More recently, in Riverrock Securities Limited v International Bank of St Petersburg (Joint Stock Company) [2020] EWHC 2483 (Comm), the English Commercial Court held that the fact that a claim and the relevant relief concern insolvency law does not, under English law, automatically render the claim non-arbitrable.

Real estate title issues

Issues of arbitrability may also arise where the dispute relates to title to a property or real estate. Most countries will have significant and mandatory state involvement in the creation, registration and conveyance of title to property. Furthermore, an arbitral award can only ever bind the parties to the award, so while an arbitral tribunal can make a direction in an award about title to property, it is not possible for it to bind a non-party.

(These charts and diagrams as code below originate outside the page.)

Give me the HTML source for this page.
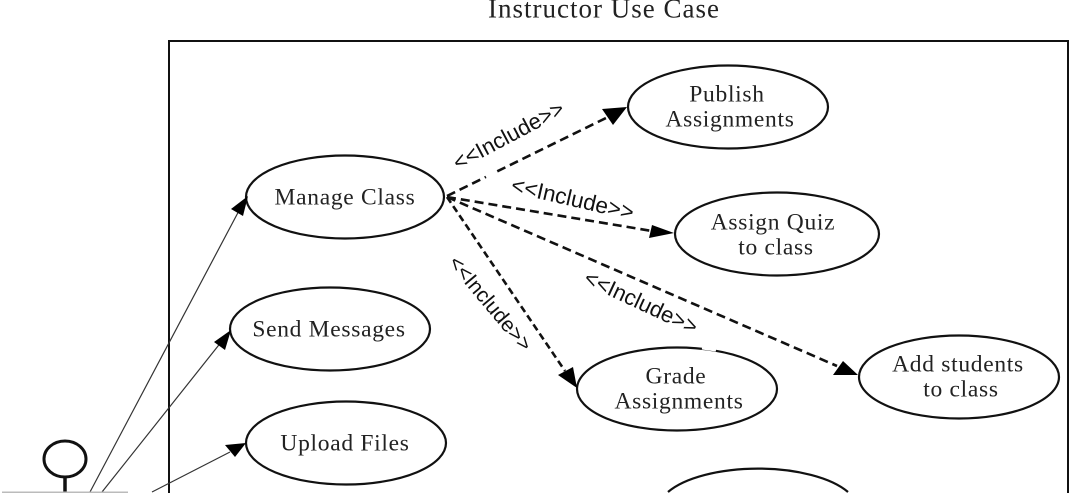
<!DOCTYPE html>
<html>
<head>
<meta charset="utf-8">
<style>
html,body{margin:0;padding:0;background:#fff;width:1073px;height:493px;overflow:hidden}
svg{display:block}
.s{font-family:"Liberation Serif",serif;font-size:23.5px;fill:#222;text-anchor:middle;letter-spacing:.7px}
.i{font-family:"Liberation Sans",sans-serif;font-size:22px;fill:#111;text-anchor:middle}
.e{fill:#fff;stroke:#111;stroke-width:2.2}
.d{fill:none;stroke:#111;stroke-width:2.6;stroke-dasharray:9 5}
.l{stroke:#333;stroke-width:1.2;fill:none}
.a{fill:#000}
</style>
</head>
<body>
<svg width="1073" height="493" viewBox="0 0 1073 493" xmlns="http://www.w3.org/2000/svg">
<rect width="1073" height="493" fill="#fff"/>
<text class="s" x="604" y="17.5" style="font-size:27px;letter-spacing:1px">Instructor Use Case</text>
<path d="M169 493V41H1068V493" fill="none" stroke="#111" stroke-width="2"/>

<ellipse class="e" cx="345" cy="197" rx="99" ry="41.5"/>
<ellipse class="e" cx="330" cy="329" rx="100" ry="41.5"/>
<ellipse class="e" cx="346" cy="443" rx="100" ry="41.5"/>
<ellipse class="e" cx="728" cy="107" rx="100" ry="41.5"/>
<ellipse class="e" cx="777" cy="234" rx="102" ry="41.5"/>
<ellipse class="e" cx="677" cy="389" rx="100" ry="41.5"/>
<ellipse class="e" cx="959" cy="377" rx="100" ry="41.5"/>
<path class="e" d="M668 492A100 41.5 0 0 1 848 492" style="fill:none"/>
<path d="M702 348L716 350" stroke="#fff" stroke-width="3" fill="none"/>

<text class="s" x="345" y="204.5">Manage Class</text>
<text class="s" x="329" y="336.5">Send Messages</text>
<text class="s" x="345" y="450.5">Upload Files</text>
<text class="s" x="727" y="101.5">Publish</text>
<text class="s" x="730" y="126.5">Assignments</text>
<text class="s" x="773" y="229.5">Assign Quiz</text>
<text class="s" x="776" y="254.5">to class</text>
<text class="s" x="676" y="383.5">Grade</text>
<text class="s" x="679" y="408.5">Assignments</text>
<text class="s" x="958" y="371.5">Add students</text>
<text class="s" x="961" y="396.5">to class</text>

<path class="d" d="M447 196L608 117"/>
<path d="M486 177L496 172" stroke="#fff" stroke-width="4" fill="none"/>
<path class="a" d="M627 107L602 109L613 125Z"/>
<path class="d" d="M447 197L652 231"/>
<path class="a" d="M674 233L652 225L649 238Z"/>
<path class="d" d="M447 197L837 366"/>
<path class="a" d="M858 375L843 361L833 375Z"/>
<path class="d" d="M447 197L565 371" style="stroke-dasharray:7 4"/>
<path class="a" d="M577 388L573 367L558 375Z"/>

<text class="i" transform="translate(512 142) rotate(-28)">&lt;&lt;Include&gt;&gt;</text>
<text class="i" transform="translate(571 206) rotate(13)" style="font-size:22.5px">&lt;&lt;Include&gt;&gt;</text>
<text class="i" transform="translate(638 309) rotate(25)">&lt;&lt;Include&gt;&gt;</text>
<text class="i" transform="translate(485 308) rotate(50)" style="font-size:21px">&lt;&lt;Include&gt;&gt;</text>

<path class="l" d="M90 492L242 205"/>
<path class="a" d="M248 196L231 209L243 216Z"/>
<path class="l" d="M102 492L222 341"/>
<path class="a" d="M231 330L214 342L225 350Z"/>
<path class="l" d="M152 492L230 452"/>
<path class="a" d="M246 443L225 445L235 457Z"/>

<ellipse cx="65" cy="459" rx="21" ry="18" fill="#fff" stroke="#111" stroke-width="3"/>
<path d="M65 477V492" stroke="#111" stroke-width="3.5" fill="none"/>
<path d="M2 492.2H128" stroke="#bbb" stroke-width="1.5" fill="none"/>
</svg>
</body>
</html>
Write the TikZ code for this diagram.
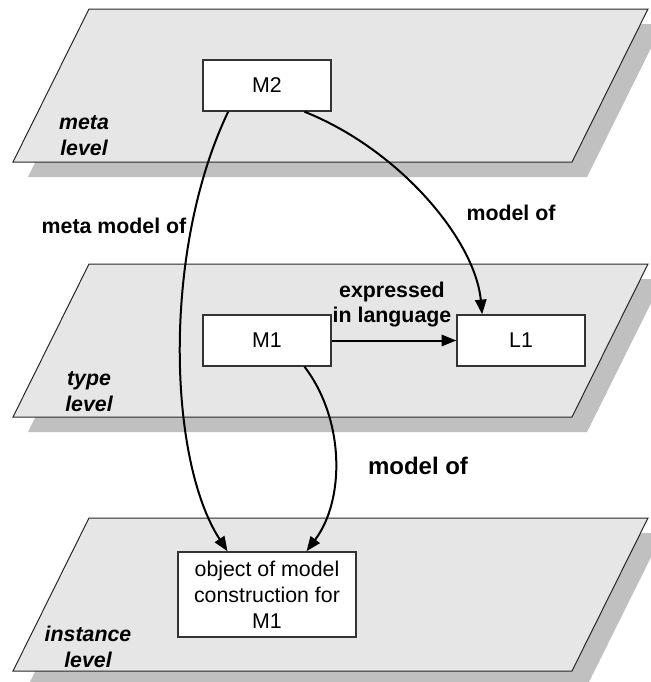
\documentclass[tikz,border=0pt]{standalone}
\usepackage{fontspec}
\setmainfont{Liberation Sans}
\usetikzlibrary{arrows.meta,calc}

\tikzset{
  box/.style={draw={rgb, 255:red, 51; green, 51; blue, 51 }, fill=white, line width=1.1pt, inner sep=0pt, font=\fontsize{16}{19}\selectfont},
  levellbl/.style={font=\bfseries\itshape\fontsize{16}{19.5}\selectfont, align=center},
  edgelbl/.style={font=\bfseries\fontsize{16}{18.75}\selectfont, align=center},
  conn/.style={line width=1.5pt, black, -{Triangle[length=11pt, width=8.5pt]}}
}

\begin{document}
\begin{tikzpicture}[x=0.75pt,y=0.75pt,yscale=-1,xscale=1]
\useasboundingbox (0,0) rectangle (650,682);

% the three planes, each with its shadow
\foreach \t in {9,264,518} {
  \fill [color={rgb, 255:red, 192; green, 192; blue, 192 }] (104, \t+15) -- (663, \t+15) -- (587, \t+168) -- (28, \t+168) -- cycle;
  \draw [fill={rgb, 255:red, 230; green, 230; blue, 230 }, draw={rgb, 255:red, 40; green, 40; blue, 40 }, line width=0.75pt] (89, \t) -- (648, \t) -- (572, \t+153) -- (13, \t+153) -- cycle;
}

% level names
\node [levellbl] (metalvl) at (84, 136) {meta\\level};
\node [levellbl] (typelvl) at (89, 392) {type\\level};
\node [levellbl] (instlvl) at (88, 647) {instance\\level};

% boxes
\node [box, minimum width=96pt, minimum height=38.25pt] (M2) at (267, 85.5) {M2};
\node [box, minimum width=96pt, minimum height=38.25pt] (M1) at (267, 340.5) {M1};
\node [box, minimum width=96pt, minimum height=38.25pt] (L1) at (521, 340.5) {L1};
\node [box, minimum width=133.5pt, minimum height=63.75pt, align=center, font=\fontsize{16}{19.5}\selectfont] (obj) at (267, 594.5) {object of model\\construction for\\M1};

% connectors
\draw [conn] ($(M2.south west)!0.2!(M2.south east)$) .. controls (162, 250) and (168, 460) .. ($(obj.north west)!0.28!(obj.north east)$);
\draw [conn] ($(M2.south west)!0.79!(M2.south east)$) .. controls (400, 150) and (475, 240) .. ($(L1.north west)!0.2!(L1.north east)$);
\draw [conn] (M1.east) -- (L1.west);
\draw [conn] ($(M1.south west)!0.79!(M1.south east)$) .. controls (345, 420) and (345, 500) .. ($(obj.north west)!0.72!(obj.north east)$);

% connector labels
\node [edgelbl] (metamodelof) at (114, 226) {meta model of};
\node [edgelbl] (modelofL) at (511, 213) {model of};
\node [edgelbl] (expressed) at (392, 305) {expressed\\in language};
\node [edgelbl, font=\bfseries\fontsize{18}{21}\selectfont] (modelofO) at (418, 466) {model of};
\end{tikzpicture}
\end{document}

It is therefore unlikely that an award on its own can ever transfer title in property or real estate.

Conclusion The key takeaway points for all users of arbitration are:

  • Before the underlying agreement is agreed, ensure that any intended substantive disputes are arbitrable under the agreed law of the arbitration as well.
  • Think carefully about the appropriate seat of the arbitration and that seat’s attitude towards arbitrability.
  • Be aware that substantive disputes agreed to be determined by arbitration may stray outside the arbitration process, e.g. if a dispute about a debt leads to the administration, receivership or liquidation of a company.